Maior pressão ambiental sobre a Baía de Guanabara
Reprodução
Pesquisador Sebastião Raulino fala sobre o futuro do
ecossistema; Pescadores artesanais, marisqueiros e catadores de
caranguejos são alguns dos grupos mais atingidos
02/05/2015
Por Rogério Daflon
Do Rio de Janeiro (RJ)
Professor
de biologia Sebastião Raulino é um dos membros mais atuantes do Fórum
dos Atingidos pela Indústria de Petróleo e Petroquímica das Cercanias da
Baía de Guanabara. Raulino aponta, nesta entrevista, sua preocupação
quanto ao futuro da Baía. O professor fez alertas fundamentais sobre o
nosso mais belo e desrespeitado tesouro ambiental, lugar de vida e
memórias de populações que somadas são mais de 10 milhões de pessoas.
Qual é o quadro social da Baía de Guanabara hoje?
Sebastião Raulino -
A Baía é um corpo hídrico que une diversos municípios do Rio de
Janeiro. Nela, há praias, restingas, costões rochosos, muitos
manguezais, Mata Atlântica, enfim, uma grande diversidade de
ecossistemas. Esse cenário vem se degradando, especialmente, a partir da
segunda metade do século XX, com a industrialização da região,
sobretudo com a indústria do petróleo, petroquímica e química. A
industrialização atraiu milhares de trabalhadores desde então. Assim,
devido à falta de investimento em infraestrutura urbana para receber
essa população migrante, surgiram loteamentos precários, sem água, sem
esgoto e com coleta de lixo precária. Tudo isso transformou a Baía num
grande receptor de esgotos domésticos sem tratamento e de efluentes
industriais.
E o que isso causou?
Ao
longo do tempo, nós percebemos a diminuição da qualidade dos rios que
deságuam na Baía de Guanabara, causando sua degradação, o que veio a
afetar progressivamente a qualidade da água da própria Baía e,
consequentemente, da fauna e flora. Manguezais, praias, lagoas foram
sendo paulatinamente destruídos. Acompanhando esse processo, assistimos
um quadro desolador criado em relação às populações tradicionais da Baía
de Guanabara.
Poderia ser mais específico em relação a essas populações?
Pescadores
artesanais, marisqueiros e catadores de caranguejos são alguns dos
grupos mais atingidos. Esses grupos que, historicamente, subsistem a
partir da Baía se viram frequentemente ameaçados e impedidos de exercer
seu trabalho, numa violação de direitos que vem sendo negligenciada pelo
poder público.
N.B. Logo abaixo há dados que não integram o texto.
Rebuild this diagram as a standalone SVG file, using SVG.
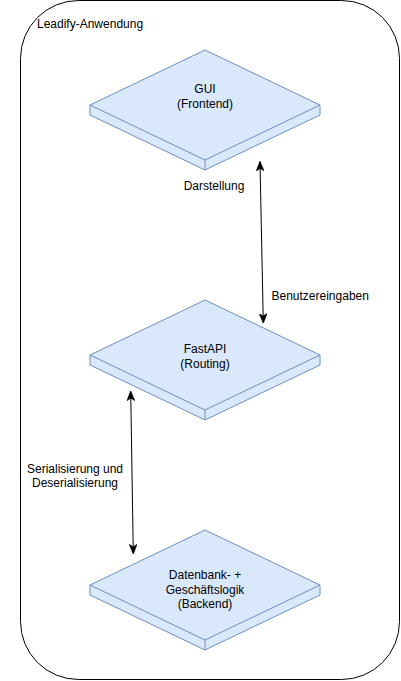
<svg xmlns="http://www.w3.org/2000/svg" width="401" height="681" viewBox="0 0 401 681">
<style>
.slab{fill:#dae8fc;stroke:#6c8ebf;stroke-width:1;stroke-linejoin:round}
.t{font-family:"Liberation Sans",Arial,sans-serif;font-size:12px;fill:#000}
.c{text-anchor:middle}
.conn{stroke:#000;stroke-width:1;fill:none}
</style>
<defs>
<marker id="arr" viewBox="0 0 10 8" refX="9" refY="4" markerWidth="10" markerHeight="8" markerUnits="userSpaceOnUse" orient="auto-start-reverse">
<path d="M0,0 L10,4 L0,8 L2.5,4 Z" fill="#000" stroke="#000" stroke-width="0.5"/>
</marker>
</defs>
<g id="container">
<rect x="20.5" y="0.5" width="379" height="679" rx="58" ry="58" fill="#fff" stroke="#000"/>
<text class="t" x="37" y="28">Leadify-Anwendung</text>
</g>
<g id="gui">
<path class="slab" d="M205,50 L320,105 L320,115 L205,170 L90,115 L90,105 Z"/>
<path class="slab" d="M90,105 L205,160 L320,105 M205,160 L205,170" fill="none"/>
<text class="t c" x="205" y="93">GUI</text>
<text class="t c" x="205" y="107.5">(Frontend)</text>
</g>
<g id="fastapi">
<path class="slab" d="M205,300 L320,355 L320,365 L205,420 L90,365 L90,355 Z"/>
<path class="slab" d="M90,355 L205,410 L320,355 M205,410 L205,420" fill="none"/>
<text class="t c" x="205" y="353">FastAPI</text>
<text class="t c" x="205" y="367.5">(Routing)</text>
</g>
<g id="backend">
<path class="slab" d="M205,530 L320,585 L320,595 L205,650 L90,595 L90,585 Z"/>
<path class="slab" d="M90,585 L205,640 L320,585 M205,640 L205,650" fill="none"/>
<text class="t c" x="205" y="579">Datenbank- +</text>
<text class="t c" x="205" y="593.5">Geschäftslogik</text>
<text class="t c" x="205" y="608">(Backend)</text>
</g>
<g id="connectors">
<line class="conn" x1="260" y1="162" x2="263.3" y2="322.5" marker-start="url(#arr)" marker-end="url(#arr)"/>
<line class="conn" x1="130.7" y1="391.7" x2="133.3" y2="553.3" marker-start="url(#arr)" marker-end="url(#arr)"/>
<text class="t c" x="214" y="189.5">Darstellung</text>
<text class="t" x="271.5" y="300">Benutzereingaben</text>
<text class="t c" x="75" y="472.5">Serialisierung und</text>
<text class="t c" x="75" y="487">Deserialisierung</text>
</g>
</svg>
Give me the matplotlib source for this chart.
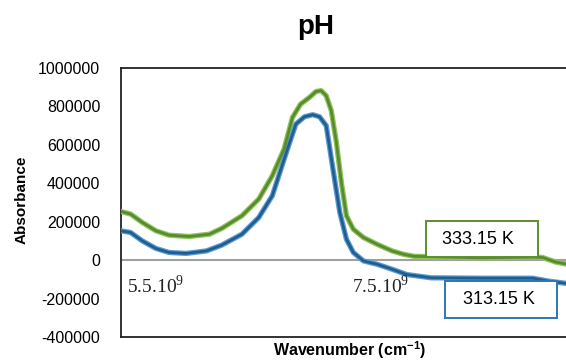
import matplotlib
matplotlib.use("Agg")
import matplotlib.pyplot as plt
from matplotlib.patches import Rectangle

# ---- data (wavenumber in units of 1e9) ----
x_333 = [5.185, 5.275, 5.380, 5.500, 5.617, 5.797, 5.977, 6.086, 6.266, 6.416,
         6.536, 6.641, 6.716, 6.788, 6.867, 6.926, 6.971, 7.016, 7.061, 7.106,
         7.151, 7.196, 7.257, 7.347, 7.467, 7.602, 7.707, 7.797, 8.095, 8.401,
         8.851, 8.941, 9.059, 9.203]
y_333 = [254000, 240000, 196000, 153000, 130000, 123000, 135000, 165000, 231000, 318000,
         439000, 578000, 743000, 812000, 847000, 878000, 882000, 856000, 778000, 615000,
         404000, 231000, 161000, 118000, 83000, 48000, 30000, 20000, 16000, 12000,
         16000, 14000, -10000, -26000]

x_313 = [5.185, 5.275, 5.380, 5.500, 5.617, 5.770, 5.950, 6.086, 6.266, 6.416,
         6.536, 6.671, 6.746, 6.822, 6.896, 6.957, 7.016, 7.032, 7.077, 7.137,
         7.196, 7.257, 7.347, 7.467, 7.590, 7.734, 7.950, 8.401, 8.851, 8.995, 9.203]
y_313 = [153000, 144000, 100000, 61000, 40000, 35000, 48000, 78000, 135000, 222000,
         335000, 578000, 708000, 746000, 757000, 746000, 700000, 640000, 470000, 248000,
         109000, 40000, -4000, -21000, -45000, -75000, -92000, -94000, -94000, -109000, -125000]

series_labels = ["333.15 K", "313.15 K"]
x_tick_pos = [5.5, 7.5]
x_tick_labels = [r"5.5.10$^{9}$", r"7.5.10$^{9}$"]
y_ticks = [-400000, -200000, 0, 200000, 400000, 600000, 800000, 1000000]

plt.rcParams["font.family"] = ["Liberation Sans", "DejaVu Sans"]
plt.rcParams["mathtext.fontset"] = "custom"
plt.rcParams["mathtext.rm"] = "Liberation Serif"
plt.rcParams["mathtext.bf"] = "Liberation Sans:bold"

fig = plt.figure(figsize=(5.66, 3.61), dpi=100)
ax = fig.add_axes([121/566, 24/361, 1 - 121/566 + 0.01, 269/361])

ax.set_xlim(5.19, 9.2)
ax.set_ylim(-400000, 1000000)
ax.set_yticks(y_ticks)
ax.set_yticklabels([str(v) for v in y_ticks], fontsize=11.5)
ax.tick_params(axis="y", length=0, pad=15)
ax.set_xticks([])

for s in ["left", "bottom", "top"]:
    ax.spines[s].set_linewidth(1.3)
    ax.spines[s].set_color("#222222")
ax.spines["right"].set_visible(False)

ax.axhline(0, color="#A0A0A0", lw=1.5, zorder=1)

kw = dict(solid_joinstyle="round", solid_capstyle="round")
ax.plot(x_333, y_333, color="#8DC558", lw=3.8, zorder=3, **kw)
ax.plot(x_333, y_333, color="#5A8A2F", lw=2.0, zorder=4, **kw)
ax.plot(x_313, y_313, color="#5B9BD5", lw=3.8, zorder=3, **kw)
ax.plot(x_313, y_313, color="#215E8E", lw=2.0, zorder=4, **kw)

for xp, lab in zip(x_tick_pos, x_tick_labels):
    ax.text(xp, -135000, lab, ha="center", va="center", fontsize=14,
            family="Liberation Serif", color="#222222", zorder=5)

ax.add_patch(Rectangle((7.90, 15600), 1.0, 189000, facecolor="white",
                       edgecolor="#5E8E30", lw=1.4, zorder=6))
ax.text(8.37, 110000, series_labels[0], ha="center", va="center", fontsize=13, zorder=7)
ax.add_patch(Rectangle((8.07, -302000), 1.0, 194000, facecolor="white",
                       edgecolor="#2E75B6", lw=1.4, zorder=6))
ax.text(8.55, -205000, series_labels[1], ha="center", va="center", fontsize=13, zorder=7)

fig.text(316/566, 1 - 27/361, "pH", ha="center", va="center", fontsize=20, fontweight="bold")
fig.text(22/566, 1 - 200/361, "Absorbance", ha="center", va="center", rotation=90,
         fontsize=11, fontweight="bold")
fig.text(350/566, 1 - 350/361, r"Wavenumber (cm$^{\mathbf{-1}}$)", ha="center", va="center",
         fontsize=11.5, fontweight="bold")

fig.savefig("out.png", dpi=100)
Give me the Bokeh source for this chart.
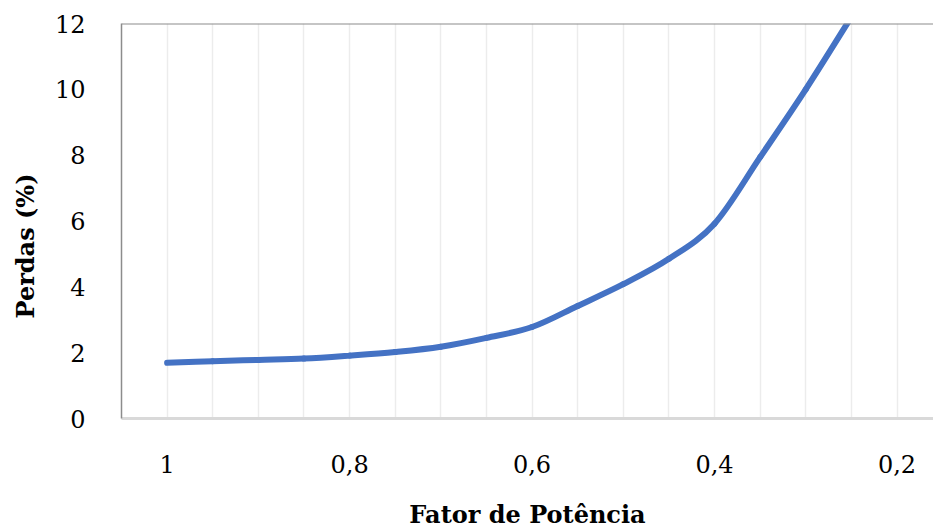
from bokeh.plotting import figure
from bokeh.models import Range1d, FixedTicker, CustomJSTickFormatter, Span, Title
from bokeh.embed import file_html
from bokeh.resources import INLINE

# Data
fator = [1.00, 0.95, 0.90, 0.85, 0.80, 0.75, 0.70, 0.65, 0.60,
         0.55, 0.50, 0.45, 0.40, 0.35, 0.30, 0.25]
perdas = [1.69, 1.74, 1.78, 1.82, 1.91, 2.02, 2.18, 2.45, 2.78,
          3.42, 4.08, 4.85, 5.92, 7.94, 10.0, 12.2]
label_ticks = [1.0, 0.8, 0.6, 0.4, 0.2]
grid_ticks = [1.0, 0.95, 0.9, 0.85, 0.8, 0.75, 0.7, 0.65, 0.6, 0.55,
              0.5, 0.45, 0.4, 0.35, 0.3, 0.25, 0.2]
y_ticks = [0, 2, 4, 6, 8, 10, 12]

FONT = "DejaVu Serif"
LINE = "#4472C4"

p = figure(width=933, height=531, output_backend="svg", toolbar_location=None,
           x_range=Range1d(1.05, 0.16), y_range=Range1d(0, 12),
           min_border_left=121, min_border_right=0, min_border_top=23,
           min_border_bottom=113)
p.outline_line_color = None
p.background_fill_color = "white"
p.border_fill_color = "white"

# smoothed line: cubic Bezier segments with control points from neighbours
n = len(fator)
x0s, y0s, x1s, y1s, cx0s, cy0s, cx1s, cy1s = [], [], [], [], [], [], [], []
for i in range(n - 1):
    xa, ya = fator[i], perdas[i]
    xb, yb = fator[i + 1], perdas[i + 1]
    xp, yp = (fator[i - 1], perdas[i - 1]) if i > 0 else (xa, ya)
    xn, yn = (fator[i + 2], perdas[i + 2]) if i + 2 < n else (xb, yb)
    x0s.append(xa); y0s.append(ya); x1s.append(xb); y1s.append(yb)
    cx0s.append(xa + (xb - xp) / 6); cy0s.append(ya + (yb - yp) / 6)
    cx1s.append(xb - (xn - xa) / 6); cy1s.append(yb - (yn - ya) / 6)

p.bezier(x0=x0s, y0=y0s, x1=x1s, y1=y1s, cx0=cx0s, cy0=cy0s,
         cx1=cx1s, cy1=cy1s, line_color=LINE, line_width=6, line_cap="round")

# axes
p.xaxis.ticker = FixedTicker(ticks=label_ticks)
p.xaxis.formatter = CustomJSTickFormatter(
    code="return (Math.round(tick*10)/10).toString().replace('.', ',');")
p.xaxis.axis_line_color = "#d9d9d9"
p.xaxis.axis_line_width = 3
p.xaxis.major_tick_line_color = None
p.xaxis.minor_tick_line_color = None
p.xaxis.major_label_standoff = 30
p.xaxis.major_label_text_font = FONT
p.xaxis.major_label_text_font_size = "24px"
p.xaxis.major_label_text_color = "#000000"
p.xaxis.axis_label = "Fator de Potência"
p.xaxis.axis_label_text_font = FONT
p.xaxis.axis_label_text_font_style = "bold"
p.xaxis.axis_label_text_font_size = "24px"
p.xaxis.axis_label_text_color = "#000000"
p.xaxis.axis_label_standoff = 24

p.yaxis.ticker = FixedTicker(ticks=y_ticks)
p.yaxis.axis_line_color = "#8c8c8c"
p.yaxis.axis_line_width = 1.5
p.yaxis.major_tick_line_color = None
p.yaxis.minor_tick_line_color = None
p.yaxis.major_label_standoff = 30
p.yaxis.major_label_text_font = FONT
p.yaxis.major_label_text_font_size = "24px"
p.yaxis.major_label_text_color = "#000000"

p.xgrid.ticker = FixedTicker(ticks=grid_ticks)
p.xgrid.grid_line_color = "#ececec"
p.xgrid.grid_line_width = 1.5
p.ygrid.grid_line_color = None

p.add_layout(Span(location=12, dimension="width", line_color="#8c8c8c",
                  line_width=2))

p.add_layout(Title(text="Perdas (%)", align="left", offset=100,
                   vertical_align="top", standoff=19,
                   text_font=FONT, text_font_style="bold",
                   text_font_size="24px", text_color="#000000"), "left")

open("out.html", "w").write(file_html(p, INLINE))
Esses grupos vêm decrescendo ano a ano frente ao cenário
de violações que vivem. Vale ressaltar que a perda desses grupos
significa a perda de um modo de vida secular e conhecimentos próprios em
relação à própria Baía de Guanabara. Significa também a perda de
sustento de várias famílias e o agravamento de problemas sociais na
região. Repercute também no distanciamento que o modo de vida de nossa
sociedade gera em relação à natureza, mesmo num cenário natural tão rico
como o Rio de Janeiro e a Baía de Guanabara.
O senhor poderia destacar a indústria do petróleo e petroquímica nesse processo de degradação?
Nesse
processo, a inauguração da Refinaria Duque de Caxias (REDUC) em 1961 e o
polo petroquímico que se formou ao seu redor são marcos mais
importantes. O vazamento de óleo de 2000, que despejou mais de um milhão
de litros na Baía de Guanabara, também merece ser lembrado, dado ao
cenário de degradação e perda de produção pesqueira que se observou a
partir desse episódio. A intensificação do modelo petróleodependente no
estado do Rio de Janeiro, com o anúncio do pré-sal e a implantação do
Complexo Petroquímico do Rio de Janeiro (Comperj) prenuncia um cenário
de maior pressão ambiental sobre a Baía de Guanabara, retirando da
população a sua possibilidade de escolha sobre qual Baía de Guanabara
deseja. A sociedade precisa escolher se quer uma Baía transformada em
planta fabril, ocupada por oleodutos, gasodutos, terminais de gás,
portos e uma sobrecarga de navios ligados à cadeia de petróleo ancorada
em seu espelho d'água ou se deseja uma Baía de Guanabara despoluída, com
paisagens que sempre foram símbolos do país, onde diferentes formas de
uso sustentável possam conviver nesse espelho d'água.